1919(大正8)年に東京で創業したお菓子材料・製パン材料を扱う食材専門店「富澤商店」が6月6日、尖沙咀シティスーパー内にコーナー展開の新店をオープンした。
販売面積20平方メートルの小さなスペースには、製パン、製菓材料や食材、調理器具に至るまで約500点の商品が所狭ましと並んでいる。 海藻から作られたゼリーの素「寒天ゼリーの素」(65香港ドル)や徳島産の和三盆糖(76香港ドル)など、日本国内で人気を呼ぶ商品をはじめ、パンやお菓子の生地に練り込んで焼くと溶ける「つぶジャム」(48香港ドル)や北海道産の小麦粉など、パン作り向けの材料を主力商品として販売。「日本市場とは違い、香港ではパンとケーキを作りが流行(はや)っているので、商品のセレクトも変えてみた」と4代目社長の富澤淳さん。

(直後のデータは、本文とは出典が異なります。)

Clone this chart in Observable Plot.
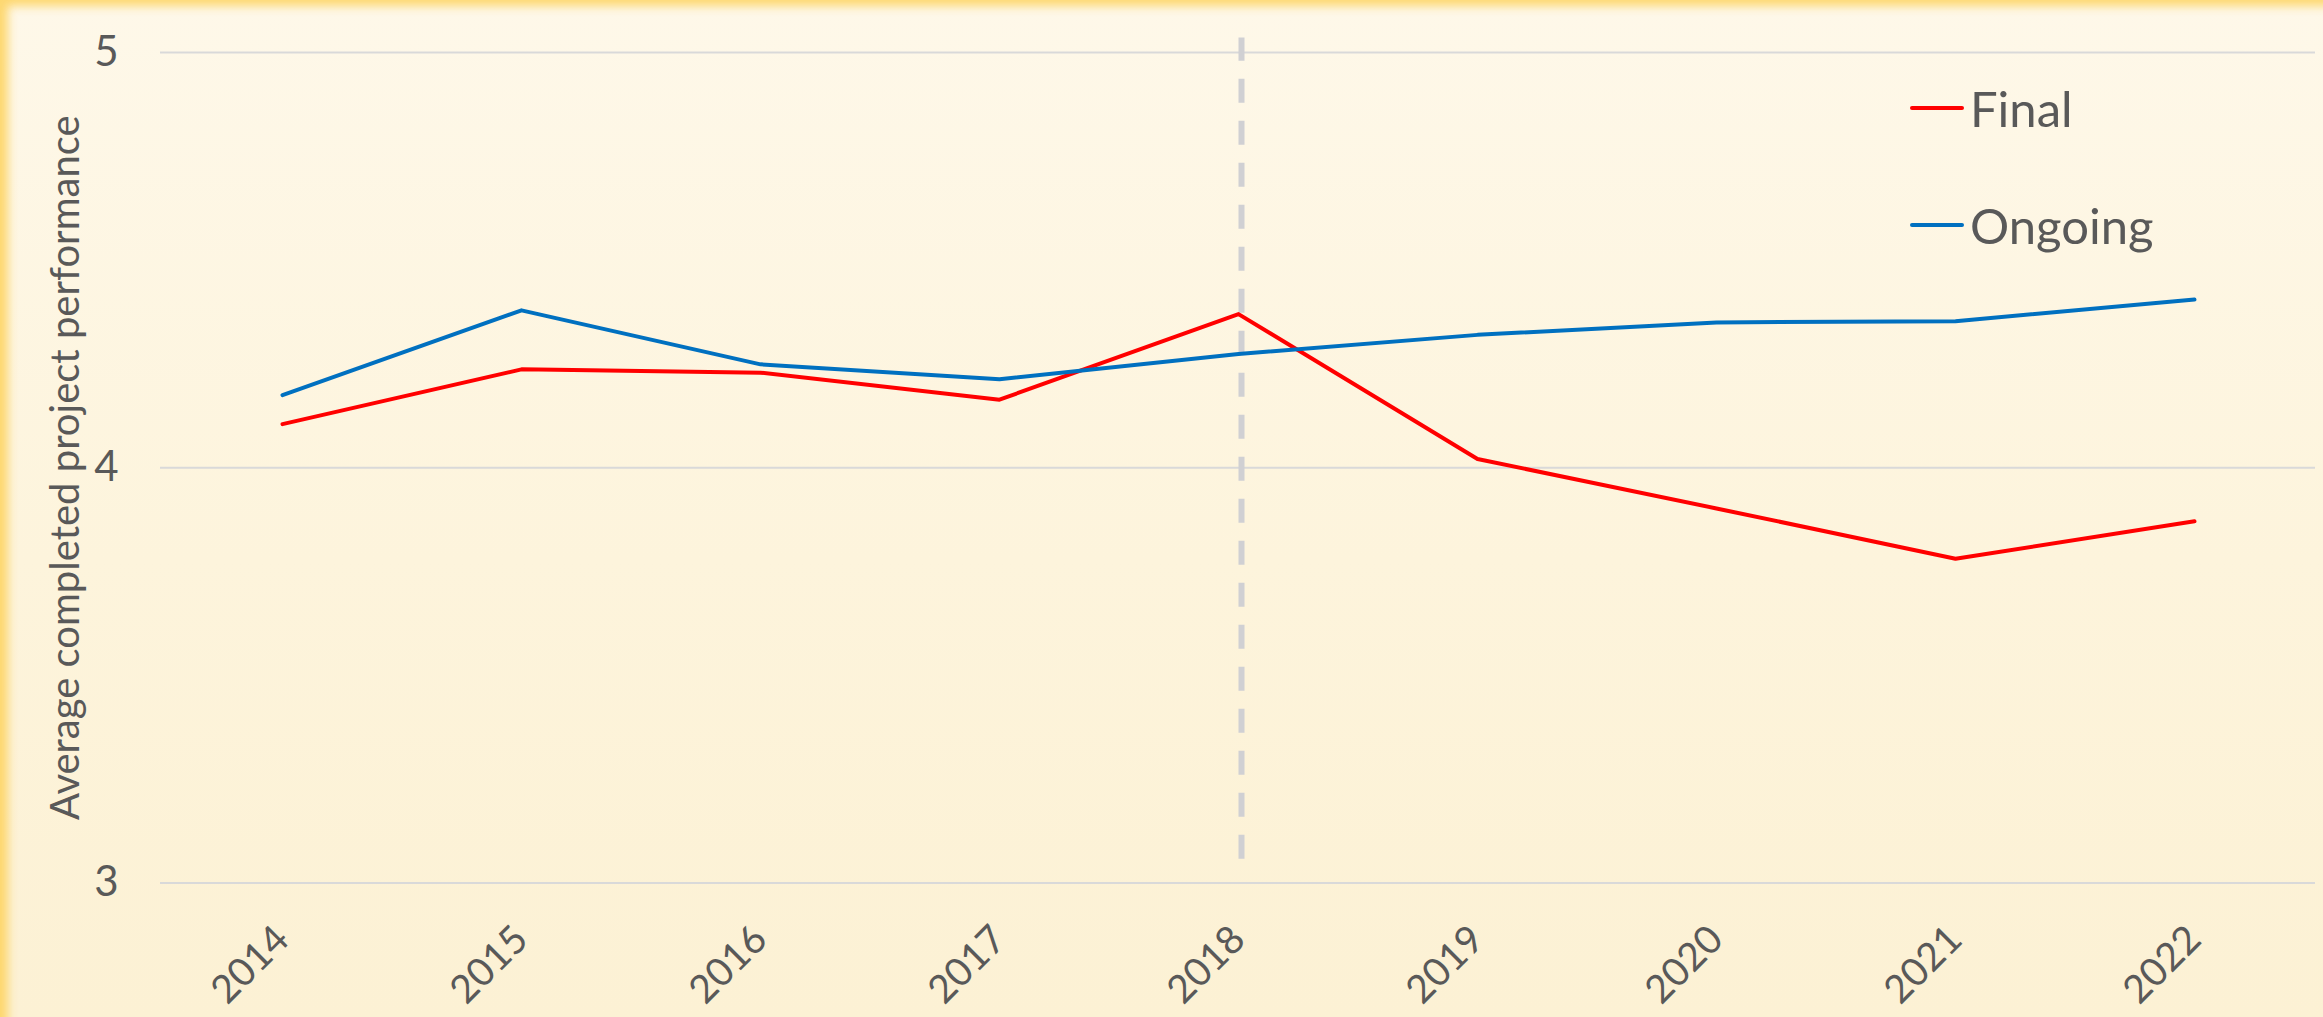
<!DOCTYPE html>
<html>
<head>
<meta charset="utf-8">
<script src="https://cdn.jsdelivr.net/npm/d3@7"></script>
<script src="https://cdn.jsdelivr.net/npm/@observablehq/plot@0.6"></script>
<style>
  html, body { margin: 0; padding: 0; background: #fdf5de; }
  #wrap {
    position: relative; width: 2323px; height: 1017px; overflow: hidden;
    background: linear-gradient(to bottom, #fef8e9 0%, #fdf4dc 55%, #fcf1d4 100%);
    box-shadow: inset 12px 10px 10px -4px rgba(253, 212, 100, 0.9);
    font-family: Lato, "Open Sans", sans-serif;
  }
  #wrap svg { position: absolute; left: 0; top: 0; }
  .legend-item { position: absolute; display: flex; align-items: center; height: 60px; color: #595959; font-size: 49px; }
  .legend-item .sw { width: 54px; height: 4px; border-radius: 2px; margin-right: 6px; }
</style>
</head>
<body>
<div id="wrap"></div>
<script>
// ---- data ----
const years = ["2014", "2015", "2016", "2017", "2018", "2019", "2020", "2021", "2022"];
const finalValues   = [4.105, 4.237, 4.229, 4.164, 4.370, 4.021, 3.902, 3.781, 3.871];
const ongoingValues = [4.175, 4.379, 4.249, 4.213, 4.274, 4.320, 4.350, 4.353, 4.405];
const seriesNames = ["Final", "Ongoing"];
const seriesColors = ["#ff0000", "#0070c0"];
const yTicks = [3, 4, 5];
const yLabel = "Average completed project performance";
const markerYear = "2018";
const markerFrom = 3.057;
const markerTo = 5.035;

const rows = years.flatMap((yr, i) => [
  {year: yr, value: finalValues[i], series: seriesNames[0]},
  {year: yr, value: ongoingValues[i], series: seriesNames[1]}
]);
const marker = [{year: markerYear, from: markerFrom, to: markerTo}];

const chart = Plot.plot({
  width: 2323,
  height: 1017,
  marginLeft: 160,
  marginRight: 8,
  marginTop: 52,
  marginBottom: 134.5,
  style: {background: "transparent", fontFamily: "Lato, 'Open Sans', sans-serif", color: "#595959", overflow: "visible"},
  x: {type: "point", domain: years, padding: 0.5},
  y: {domain: [3, 5]},
  color: {domain: seriesNames, range: seriesColors},
  marks: [
    Plot.gridY(yTicks, {stroke: "#d9d9d9", strokeOpacity: 1, strokeWidth: 2}),
    Plot.ruleX(marker, {x: "year", y1: "from", y2: "to", stroke: "#d0d0d3", strokeWidth: 6, strokeDasharray: "24,18", dx: 3}),
    Plot.axisY(yTicks, {tickSize: 0, tickPadding: 42, fontSize: 42, tickFormat: d => String(d),
      label: yLabel, labelAnchor: "center", labelOffset: 110, labelArrow: false}),
    Plot.axisX({tickSize: 0, tickRotate: -45, tickPadding: 50, fontSize: 39, label: null}),
    Plot.line(rows, {x: "year", y: "value", z: "series", stroke: "series", strokeWidth: 4,
      strokeLinecap: "round", strokeLinejoin: "round"})
  ]
});

// slightly larger axis title than tick labels
chart.querySelectorAll("g[aria-label='y-axis label'] text").forEach(t => t.setAttribute("font-size", 40));

const wrap = document.getElementById("wrap");
wrap.appendChild(chart);

// legend (inside plot area, top right)
const legendTops = [78, 195];
seriesNames.forEach((name, i) => {
  const item = document.createElement("div");
  item.className = "legend-item";
  item.style.left = "1910px";
  item.style.top = legendTops[i] + "px";
  const sw = document.createElement("span");
  sw.className = "sw";
  sw.style.background = seriesColors[i];
  const tx = document.createElement("span");
  tx.textContent = name;
  item.appendChild(sw);
  item.appendChild(tx);
  wrap.appendChild(item);
});
</script>
</body>
</html>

現在、上海をはじめ、成都、アモイなど中国に30店舗以上を展開する「富澤商店」。中国大陸に進出してから香港に店を開くのは、まれに見るパターンだ。「東南アジア、そしてヨーロッパを目指しているから香港に拠点を置く」とし、「シティスーパーには多くの外国人のお客さんが訪れるので、集客も見込める」と出店経緯を説明する。
年内にもオンラインショップを開始予定。オンラインショップでは、店舗より100種類多く販売する予定で、日本語、英語、中国語で展開するという。「まだ香港で知られていない商品がたくさんあるので、お客さまに食べていただければきっとその良さも分かるはず」と富澤さん。また、外食文化が根付いている香港市場に向け、10月ごろに新商品としてベーキングキットを発売する予定。「材料が全部そろっているセットがあれば、普段忙しい生活の中でも手作りの楽しさが体験できる」と香港市場への抱負を語る。
店内では毎日実演を行い、パンの焼き方をはじめ、普段香港ではなじみのない食材や和菓子の作り方を紹介する。
営業時間は日曜~木曜と祝日は10時~22時。金曜、土曜、祝前日は10時~22時30分。実演は日によって異なるが、土曜は15時から。